If SHOW TABLES works but SELECT fails:

  • check whether delta_lake.properties really contains the S3 settings
  • confirm Trino has been restarted and loaded the new configuration

If you see:

No factory for location: s3://.../_delta_log

the current Trino instance still cannot read S3.

If you see:

Error getting snapshot for hybench_sf10.customer

the Trino-side S3 / Delta read configuration is still not effective.

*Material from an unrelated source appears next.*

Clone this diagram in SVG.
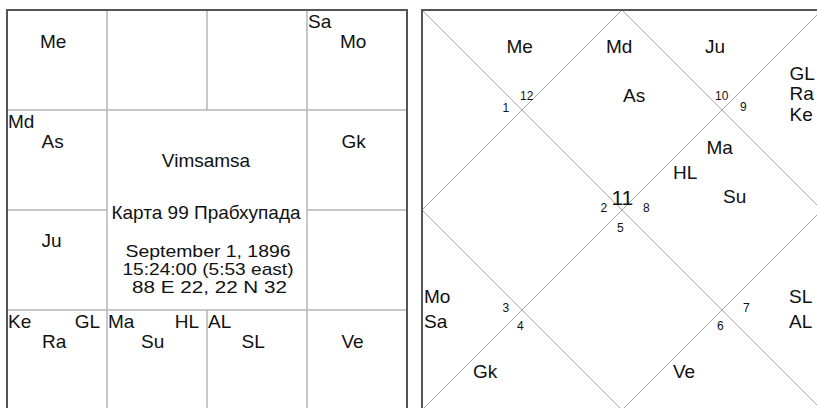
<svg xmlns="http://www.w3.org/2000/svg" width="817" height="408" viewBox="0 0 817 408">
<style>
text{font-family:"Liberation Sans",Arial,sans-serif;fill:#111}
.p{font-size:19px}
.n{font-size:12px}
.c{font-size:19px;text-anchor:middle}
.d{font-size:17px;text-anchor:middle}
.r{text-anchor:end}
.border{fill:none;stroke:#555;stroke-width:2}
.grid{stroke:#b4b4b4;stroke-width:1.5}
.diag{stroke:#a8a8a8;stroke-width:1;fill:none}
</style>
<rect width="817" height="408" fill="#fff"/>
<g id="south-chart">
<g id="connectors-left">
<line class="grid" x1="107" y1="10" x2="107" y2="410"/>
<line class="grid" x1="307" y1="10" x2="307" y2="410"/>
<line class="grid" x1="207" y1="10" x2="207" y2="110"/>
<line class="grid" x1="207" y1="310" x2="207" y2="410"/>
<line class="grid" x1="7" y1="110" x2="407" y2="110"/>
<line class="grid" x1="7" y1="310" x2="407" y2="310"/>
<line class="grid" x1="7" y1="210" x2="107" y2="210"/>
<line class="grid" x1="307" y1="210" x2="407" y2="210"/>
<rect class="border" x="7" y="10" width="400" height="400"/>
</g>
<g id="s-pisces"><text class="p" x="40" y="48">Me</text></g>
<g id="s-taurus"><text class="p" x="308" y="28">Sa</text><text class="p" x="340" y="48">Mo</text></g>
<g id="s-aquarius"><text class="p" x="8" y="128">Md</text><text class="p" x="41.5" y="148">As</text></g>
<g id="s-gemini"><text class="p" x="341.5" y="148">Gk</text></g>
<g id="s-capricorn"><text class="p" x="41.5" y="247">Ju</text></g>
<g id="s-sagittarius"><text class="p" x="8" y="328">Ke</text><text class="p r" x="100" y="328">GL</text><text class="p" x="42" y="348">Ra</text></g>
<g id="s-scorpio"><text class="p" x="108" y="328">Ma</text><text class="p r" x="199" y="328">HL</text><text class="p" x="141" y="348">Su</text></g>
<g id="s-libra"><text class="p" x="208" y="328">AL</text><text class="p" x="241.5" y="348">SL</text></g>
<g id="s-virgo"><text class="p" x="341.5" y="348">Ve</text></g>
<g id="s-center">
<text class="c" x="206" y="167">Vimsamsa</text>
<text class="c" x="206" y="218.5">Карта 99 Прабхупада</text>
<text class="d" x="208" y="256.7" textLength="165" lengthAdjust="spacingAndGlyphs">September 1, 1896</text>
<text class="d" x="208" y="275" textLength="171" lengthAdjust="spacingAndGlyphs">15:24:00 (5:53 east)</text>
<text class="d" x="209.5" y="293.3" textLength="155" lengthAdjust="spacingAndGlyphs">88 E 22, 22 N 32</text>
</g>
</g>
<g id="north-chart">
<g id="connectors-right">
<line class="diag" x1="422" y1="10" x2="822" y2="410"/>
<line class="diag" x1="822" y1="10" x2="422" y2="410"/>
<polygon class="diag" points="622,10 822,210 622,410 422,210"/>
<line class="border" x1="422" y1="9" x2="422" y2="410"/>
<line class="border" x1="421" y1="10" x2="830" y2="10"/>
</g>
<g id="h11"><text x="611.5" y="205" style="font-size:21px">11</text><text class="p" x="623" y="102">As</text><text class="p" x="606" y="53">Md</text></g>
<g id="h12"><text class="n" x="520" y="100">12</text><text class="p" x="506.5" y="53">Me</text></g>
<g id="h1"><text class="n" x="502.5" y="111.5">1</text></g>
<g id="h10"><text class="n" x="715" y="100">10</text><text class="p" x="705" y="53">Ju</text></g>
<g id="h9"><text class="n" x="740" y="110.5">9</text><text class="p" x="789.5" y="79.5">GL</text><text class="p" x="789.5" y="100">Ra</text><text class="p" x="789.5" y="120.5">Ke</text></g>
<g id="h8"><text class="n" x="643" y="211.7">8</text><text class="p" x="706.5" y="154.3">Ma</text><text class="p" x="673" y="179.3">HL</text><text class="p" x="723" y="203.3">Su</text></g>
<g id="h2"><text class="n" x="600.5" y="211.7">2</text></g>
<g id="h5"><text class="n" x="617" y="231.7">5</text></g>
<g id="h3"><text class="n" x="502.5" y="311.7">3</text><text class="p" x="424" y="303.3">Mo</text><text class="p" x="424" y="328.3">Sa</text></g>
<g id="h4"><text class="n" x="517" y="330">4</text><text class="p" x="473" y="378.3">Gk</text></g>
<g id="h6"><text class="n" x="717" y="330">6</text><text class="p" x="673" y="378.3">Ve</text></g>
<g id="h7"><text class="n" x="743" y="311.7">7</text><text class="p" x="789" y="303.3">SL</text><text class="p" x="789" y="328.3">AL</text></g>
</g>
</svg>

If you need to enable DV on an existing table, you can run:

/home/ubuntu/disk1/opt/trino-cli/trino \
  --server http://127.0.0.1:8080 \
  --execute "ALTER TABLE delta_lake.hybench_sf10.customer SET PROPERTIES delta.enableDeletionVectors = true"

Or in Spark SQL:

ALTER TABLE delta.`s3a://home-zinuo/deltalake/hybench_sf10/customer`
SET TBLPROPERTIES ('delta.enableDeletionVectors'='true');

6. Start CDC Updates

Start the local dependency services first:

./scripts/start-local-cdc-stack.sh

Then start the full sf10 CDC workload:

./scripts/run-cdc-hybench-sf10.sh

The local benchmark definitions used by CDC are controlled in etc/pixels-spark.properties:

pixels.cdc.benchmark=hybench

To switch to CHBenCHMark:

pixels.cdc.benchmark=chbenchmark

This starts one Spark CDC job for each of:

  • customer
  • company
  • savingaccount
  • checkingaccount
  • transfer
  • checking
  • loanapps
  • loantrans

If you only want to validate source polling without executing the Delta merge, run:

./scripts/run-delta-merge.sh \
  --database pixels_bench \
  --table savingaccount \
  --rpc-host localhost \
  --rpc-port 9091 \
  --metadata-host localhost \
  --metadata-port 18888 \
  --mode polling \
  --trigger-mode processing-time \
  --trigger-interval "10 seconds" \
  --sink-mode noop

By default, CDC pulls all source buckets defined by node.bucket.num in $PIXELS_HOME/etc/pixels.properties; do not pass --buckets manually.

Notes:

  • CDC source schemas come from the benchmark definition files
  • CDC merge primary-key columns also come from the benchmark definition files
  • CDC no longer depends on the Pixels metadata service for schema or primary-key definitions

7. Start Monitoring

Start metric collection:

./scripts/collect-cdc-metrics.sh

Start the web monitor:

python3 ./scripts/cdc_web_monitor.py

Open:

http://127.0.0.1:8084

The monitor reports:

  • dependency service status
  • per-table CDC job status
  • CPU / RSS / uptime for each Spark job
  • machine-wide load1
  • machine-wide used and available memory
  • disk usage for the filesystem under /tmp

If you care about overall CPU and memory rather than just one job, look at the System section at the top of the page.